Это всё, на что я сейчас способна. Полугодичный ад основательно подкосил меня. Последнее время я живу на энергетиках, релаксантах и пилюлинах от Лампы.
После того, как Борька оказался в реанимации – жизнь для меня остановилась. Её словно поставили на паузу. Всё перестало существовать. Смысл будто испарился.
Когда в коридоре клиники я увидела Марка – расцарапала ему физиономию. Натурально. Как кошка. Он не сопротивлялся, а я орала:
– Урод! Убийца! Мразь!
Не знаю, чтобы сделала, если бы не Лампа. Она тогда меня оттащила и вразумила. Кстати, моя ситуация помирила их с Марком. Тот ползал на коленях, извинялся, каялся, что бес попутал. И Лампа дала ему шанс. В конце концов, сказала она, лучше, если у ребёнка будет хоть такой паршивый отец, чем совсем никакого.
Марк чуть не чокнулся. С одной стороны – такое горе: Борьку он любил, как родного, а не просто зарабатывал на нём деньги. С другой – невероятное счастье: ребёнок от любимой женщины и её прощение.
Я тоже чуть не слетела с катушек от своего несчастия и радости за них.
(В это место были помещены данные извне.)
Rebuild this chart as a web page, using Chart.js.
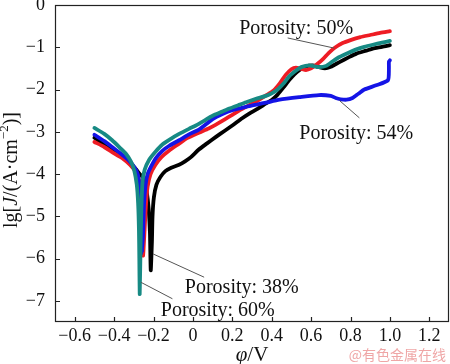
<!DOCTYPE html>
<html><head><meta charset="utf-8">
<script src="https://cdn.jsdelivr.net/npm/chart.js@4/dist/chart.umd.min.js"></script>
<style>html,body{margin:0;padding:0;background:#fff;}</style>
</head><body>
<canvas id="c" width="450" height="364"></canvas>
<script>
// ---- axis ticks ----
const xTickValues = [-0.6, -0.4, -0.2, 0, 0.2, 0.4, 0.6, 0.8, 1.0, 1.2];
const xTickLabels = ["−0.6", "−0.4", "−0.2", "0", "0.2", "0.4", "0.6", "0.8", "1.0", "1.2"];
const yTickValues = [0, -1, -2, -3, -4, -5, -6, -7];
const yTickLabels = ["0", "−1", "−2", "−3", "−4", "−5", "−6", "−7"];

// ---- series (potential in V, lg J) ----
const seriesNames = ["Porosity: 38%", "Porosity: 50%", "Porosity: 54%", "Porosity: 60%"];
const seriesColors = ["#000000", "#ee1c24", "#1414e6", "#178a84"];

const p38X = [-0.5, -0.45, -0.4, -0.35, -0.32, -0.29, -0.27, -0.25, -0.235, -0.225, -0.218, -0.214,
  -0.208, -0.205, -0.198, -0.185, -0.165, -0.14, -0.11, -0.07, -0.04, -0.01, 0.03, 0.07, 0.117, 0.16, 0.2, 0.25, 0.286, 0.33, 0.371, 0.40, 0.43, 0.46, 0.49, 0.515, 0.54, 0.57, 0.608, 0.64, 0.67, 0.70, 0.744, 0.79, 0.83, 0.88, 0.913, 0.96, 1.0];
const p38Y = [-3.14, -3.3, -3.44, -3.6, -3.72, -3.88, -4.0, -4.1, -4.4, -4.8, -5.4, -6.28,
  -5.6, -5.0, -4.55, -4.25, -4.07, -3.93, -3.85, -3.78, -3.7, -3.6, -3.42, -3.28, -3.12, -2.98, -2.85, -2.68, -2.57, -2.45, -2.33, -2.25, -2.12, -1.95, -1.77, -1.64, -1.54, -1.46, -1.43, -1.47, -1.50, -1.46, -1.35, -1.24, -1.15, -1.08, -1.03, -0.99, -0.95];

const p50X = [-0.5, -0.45, -0.41, -0.36, -0.32, -0.29, -0.27, -0.26, -0.256, -0.253,
  -0.245, -0.238, -0.23, -0.215, -0.19, -0.16, -0.12, -0.07, -0.03, 0.03, 0.08, 0.117, 0.16, 0.2, 0.25, 0.286, 0.33, 0.371, 0.41, 0.44, 0.47, 0.50, 0.523, 0.55, 0.574, 0.60, 0.628, 0.66, 0.69, 0.72, 0.76, 0.80, 0.85, 0.90, 0.95, 1.0];
const p50Y = [-3.24, -3.36, -3.48, -3.62, -3.78, -3.95, -4.2, -4.6, -5.1, -5.93,
  -5.3, -4.7, -4.3, -4.0, -3.78, -3.6, -3.44, -3.28, -3.15, -3.02, -2.92, -2.83, -2.71, -2.6, -2.46, -2.37, -2.26, -2.14, -2.02, -1.86, -1.66, -1.52, -1.48, -1.51, -1.54, -1.5, -1.41, -1.28, -1.13, -1.01, -0.9, -0.83, -0.76, -0.71, -0.66, -0.62];

const p54X = [-0.5, -0.45, -0.41, -0.37, -0.324, -0.295, -0.28, -0.27, -0.263, -0.26, -0.258,
  -0.252, -0.248, -0.24, -0.23, -0.21, -0.188, -0.155, -0.12, -0.07, -0.02, 0.03, 0.1, 0.15, 0.2, 0.27, 0.33, 0.371, 0.44, 0.54, 0.64, 0.70, 0.725, 0.75, 0.78, 0.81, 0.84, 0.87, 0.93, 0.99, 0.995, 0.995, 1.0];
const p54Y = [-3.07, -3.22, -3.36, -3.5, -3.68, -3.85, -4.0, -4.3, -4.75, -5.3, -5.87,
  -5.3, -4.7, -4.25, -4.0, -3.8, -3.62, -3.45, -3.33, -3.2, -3.06, -2.95, -2.7, -2.58, -2.49, -2.41, -2.35, -2.31, -2.24, -2.18, -2.13, -2.15, -2.2, -2.23, -2.24, -2.2, -2.1, -2.0, -1.9, -1.78, -1.5, -1.34, -1.31];

const p60X = [-0.5, -0.45, -0.41, -0.37, -0.34, -0.315, -0.298, -0.285, -0.278, -0.274, -0.272, -0.27,
  -0.266, -0.262, -0.256, -0.245, -0.222, -0.19, -0.155, -0.11, -0.07, -0.02, 0.015, 0.06, 0.1, 0.15, 0.185, 0.23, 0.27, 0.32, 0.371, 0.40, 0.43, 0.46, 0.49, 0.524, 0.55, 0.59, 0.642, 0.676, 0.71, 0.744, 0.79, 0.83, 0.87, 0.913, 0.96, 1.0];
const p60Y = [-2.91, -3.05, -3.2, -3.38, -3.52, -3.7, -3.91, -4.25, -4.7, -5.3, -6.0, -6.84,
  -5.8, -4.9, -4.2, -3.9, -3.66, -3.47, -3.3, -3.16, -3.05, -2.93, -2.85, -2.73, -2.62, -2.52, -2.45, -2.37, -2.3, -2.22, -2.15, -2.09, -2.0, -1.86, -1.68, -1.55, -1.47, -1.43, -1.47, -1.44, -1.33, -1.23, -1.13, -1.05, -0.99, -0.94, -0.89, -0.85];

// ---- annotations (data coordinates) ----
const annoText = ["Porosity: 50%", "Porosity: 54%", "Porosity: 38%", "Porosity: 60%"];
const annoX = [0.235, 0.54, -0.041, -0.163];
const annoY = [-0.675, -3.16, -6.81, -7.35];
const leadX1 = [0.481, 0.744, -0.202, -0.264];
const leadY1 = [-0.78, -2.26, -5.89, -6.56];
const leadX2 = [0.718, 0.845, 0.057, -0.104];
const leadY2 = [-1.02, -2.67, -6.44, -6.95];

const xs = [p38X, p50X, p54X, p60X];
const ys = [p38Y, p50Y, p54Y, p60Y];
const drawOrder = [3, 2, 1, 0];

const SERIF = "'Liberation Serif', 'Times New Roman', serif";

const datasets = seriesNames.map((name, i) => ({
  label: name,
  data: xs[i].map((x, k) => ({ x: x, y: ys[i][k] })),
  borderColor: seriesColors[i],
  backgroundColor: seriesColors[i],
  borderWidth: 3.8,
  pointRadius: 0,
  tension: 0.2,
  borderJoinStyle: 'round',
  borderCapStyle: 'round',
  fill: false,
  order: drawOrder[i]
}));

function drawSegments(ctx, segs, x, y) {
  let total = 0;
  segs.forEach(s => { ctx.font = s[1]; total += ctx.measureText(s[0]).width; });
  let cx = x - total / 2;
  segs.forEach(s => {
    ctx.font = s[1];
    ctx.fillText(s[0], cx, y + (s[2] || 0));
    cx += ctx.measureText(s[0]).width;
  });
}

const decor = {
  id: 'decor',
  afterDatasetsDraw(chart) {
    const ctx = chart.ctx;
    const a = chart.chartArea;
    const xS = chart.scales.x, yS = chart.scales.y;
    ctx.save();
    ctx.strokeStyle = '#222';
    ctx.lineWidth = 1.2;
    ctx.strokeRect(a.left + 0.5, a.top + 0.5, a.right - a.left - 1, a.bottom - a.top - 1);
    ctx.beginPath();
    xTickValues.forEach(v => {
      const px = Math.round(xS.getPixelForValue(v)) + 0.5;
      ctx.moveTo(px, a.bottom); ctx.lineTo(px, a.bottom - 5);
    });
    yTickValues.forEach(v => {
      const py = Math.round(yS.getPixelForValue(v)) + 0.5;
      ctx.moveTo(a.left, py); ctx.lineTo(a.left + 5, py);
    });
    ctx.stroke();
    ctx.strokeStyle = '#555';
    ctx.lineWidth = 1;
    ctx.beginPath();
    leadX1.forEach((v, i) => {
      ctx.moveTo(xS.getPixelForValue(leadX1[i]), yS.getPixelForValue(leadY1[i]));
      ctx.lineTo(xS.getPixelForValue(leadX2[i]), yS.getPixelForValue(leadY2[i]));
    });
    ctx.stroke();
    ctx.fillStyle = '#111';
    ctx.font = "20px " + SERIF;
    ctx.textAlign = 'left';
    ctx.textBaseline = 'alphabetic';
    annoText.forEach((t, i) => {
      ctx.fillText(t, xS.getPixelForValue(annoX[i]), yS.getPixelForValue(annoY[i]));
    });
    ctx.restore();

    ctx.save();
    ctx.fillStyle = '#111';
    ctx.textAlign = 'left';
    ctx.textBaseline = 'middle';
    drawSegments(ctx, [["φ", "italic 21px " + SERIF], ["/V", "21px " + SERIF]], (a.left + a.right) / 2, 355);
    ctx.translate(12, 170);
    ctx.rotate(-Math.PI / 2);
    drawSegments(ctx, [
      ["lg[", "20px " + SERIF],
      ["J", "italic 20px " + SERIF],
      ["/(A·cm", "20px " + SERIF],
      ["−2", "13px " + SERIF, -7],
      [")]", "20px " + SERIF]
    ], 0, 0);
    ctx.restore();

    ctx.save();
    ctx.fillStyle = 'rgba(236,150,150,0.85)';
    ctx.font = "14px 'Noto Sans CJK SC', sans-serif";
    ctx.textAlign = 'right';
    ctx.textBaseline = 'middle';
    ctx.fillText("@有色金属在线", 446, 355);
    ctx.restore();
  }
};

new Chart(document.getElementById('c'), {
  type: 'line',
  data: { datasets: datasets },
  options: {
    responsive: false,
    animation: false,
    events: [],
    layout: { padding: { top: 5, right: 1, left: 0, bottom: 0 } },
    plugins: { legend: { display: false }, tooltip: { enabled: false }, title: { display: false } },
    scales: {
      x: {
        type: 'linear', min: -0.7, max: 1.3,
        grid: { display: false, drawTicks: false },
        border: { display: false },
        afterBuildTicks: s => { s.ticks = xTickValues.map(v => ({ value: v })); },
        afterFit: s => { s.height = 42; s.paddingLeft = 0; s.paddingRight = 0; },
        ticks: {
          autoSkip: false, maxRotation: 0, padding: 3, color: '#111',
          font: { family: SERIF, size: 18 },
          callback: v => { const k = xTickValues.findIndex(t => Math.abs(t - v) < 1e-9); return k >= 0 ? xTickLabels[k] : ''; }
        }
      },
      y: {
        type: 'linear', min: -7.5, max: 0,
        grid: { display: false, drawTicks: false },
        border: { display: false },
        afterBuildTicks: s => { s.ticks = yTickValues.map(v => ({ value: v })); },
        afterFit: s => { s.width = 55; s.paddingTop = 0; s.paddingBottom = 0; },
        ticks: {
          autoSkip: false, padding: 10, color: '#111',
          font: { family: SERIF, size: 18 },
          callback: v => { const k = yTickValues.findIndex(t => Math.abs(t - v) < 1e-9); return k >= 0 ? yTickLabels[k] : ''; }
        }
      }
    }
  },
  plugins: [decor]
});
</script>
</body></html>
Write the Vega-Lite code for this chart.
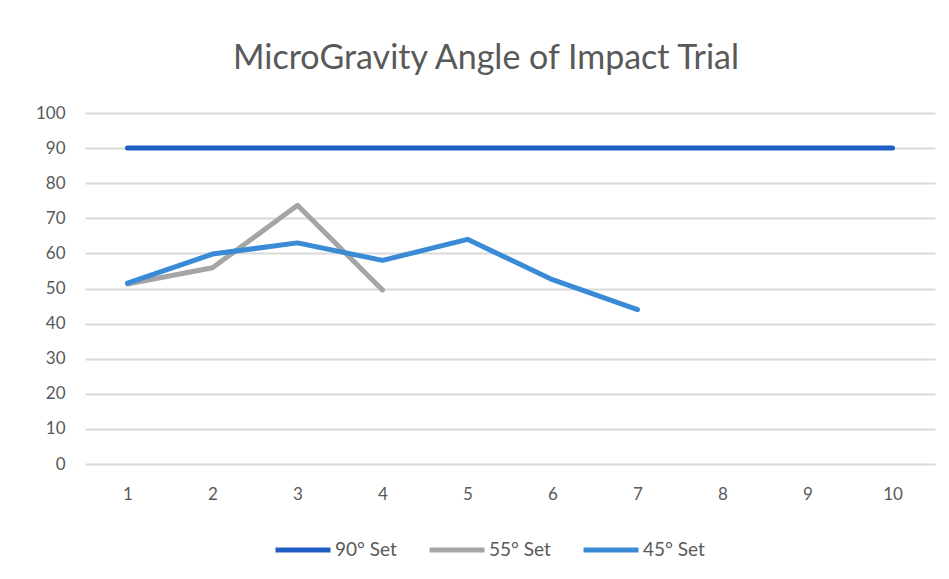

Марк и Лампа стали моей новой семьёй. В прямом смысле – мне даже жить пришлось переехать к ним. Потому что нашу с Борей квартиру, купленную на его первый гонорар, пришлось продать. Брата подключили на разные аппараты, каждый день работы которых обходился в кругленькую сумму. Да и люксовая палата в лучшей частной клинике – удовольствие не из дешёвых. А брать деньги у Харламовых я не могла. Во-первых, из-за ребёнка у них добавилось своих расходов. Во-вторых, участие Бориса в том заезде сорвалось – и это серьёзно ударило по его тренеру. Спорт не прощает сошедших с дистанции. В общем, финансовая дыра в их семейном бюджете образовалась таких размеров, что скромные доходы от Лампиных переводов, конечно же, не могли её покрыть. Тем более что Марк не позволял ей теперь сидеть за компьютером столько, сколько она могла сидеть раньше. Пентхаус им тоже пришлось продать. И мы дружною толпой заехали в ту самую Лампину двушку – с пылью, тараканами и призраком Зои Сафроновны.
Супругам досталась спальня. Мне – гостиная. И всем – кухня, ванна, туалет.
Впрочем, мне было всё равно. Большую часть времени я проводила в Борькиной палате – там стояла небольшая кушетка. Я ела, не чувствуя вкуса. Спала, не видя снов. Жила, не замечая смены времён года. Единственное, что хоть как-то встряхивало меня – Лампин живот. Он становился всё больше. И Марк, который свалился во мрак. Он якобы страдал, что не может обеспечить достойных условий беременной жене, но вместо того, чтобы бегать, искать работу или хоть какой-то выход из ситуации, просаживал оставшиеся от продажи пентхауса деньги, выпивая по-чёрному.
Откуда в маленькой Лампе бралось столько сил, чтобы выдёргивать благоверного из запоев, а меня – из депрессии, не знаю. Но бесконечно благодарна ей. Наверное, я бы свихнулась окончательно, не будь рядом моей драгоценной ламповой подруги.
И вот вчера случилось чудо – Борька очнулся. Только вот – чудес не бывает. После полугодичного лежания его тело нуждается в том, чтобы заново осваивать базовые навыки – ходить, есть и даже говорить. Нужна серьёзная реабилитация. Просто для того, чтобы вернуться к полноценной жизни. О гонках речи вообще не идёт – после того, как его собрали едва ли не по кускам, я больше не допущу этого безумия. Да и Марк вряд ли вернётся. А к другому тренеру Борька не пойдёт – сложный он у меня, только Харламову и удалось найти к нему ключик.
– Кристина Витальевна, – главврачу клиники, где лежит Борька, всё-таки удаётся привлечь моё внимание и вытащить меня от просматривания калейдоскопа событий, который вертится в моей голове последние шесть месяцев, – вот список лучших реабилитационных центров России, – он кладёт передо мной разграфлённый лист, – красным я обвёл наиболее перспективные, а синим, – постукивает по крайней графе, – соответственно, стоимость.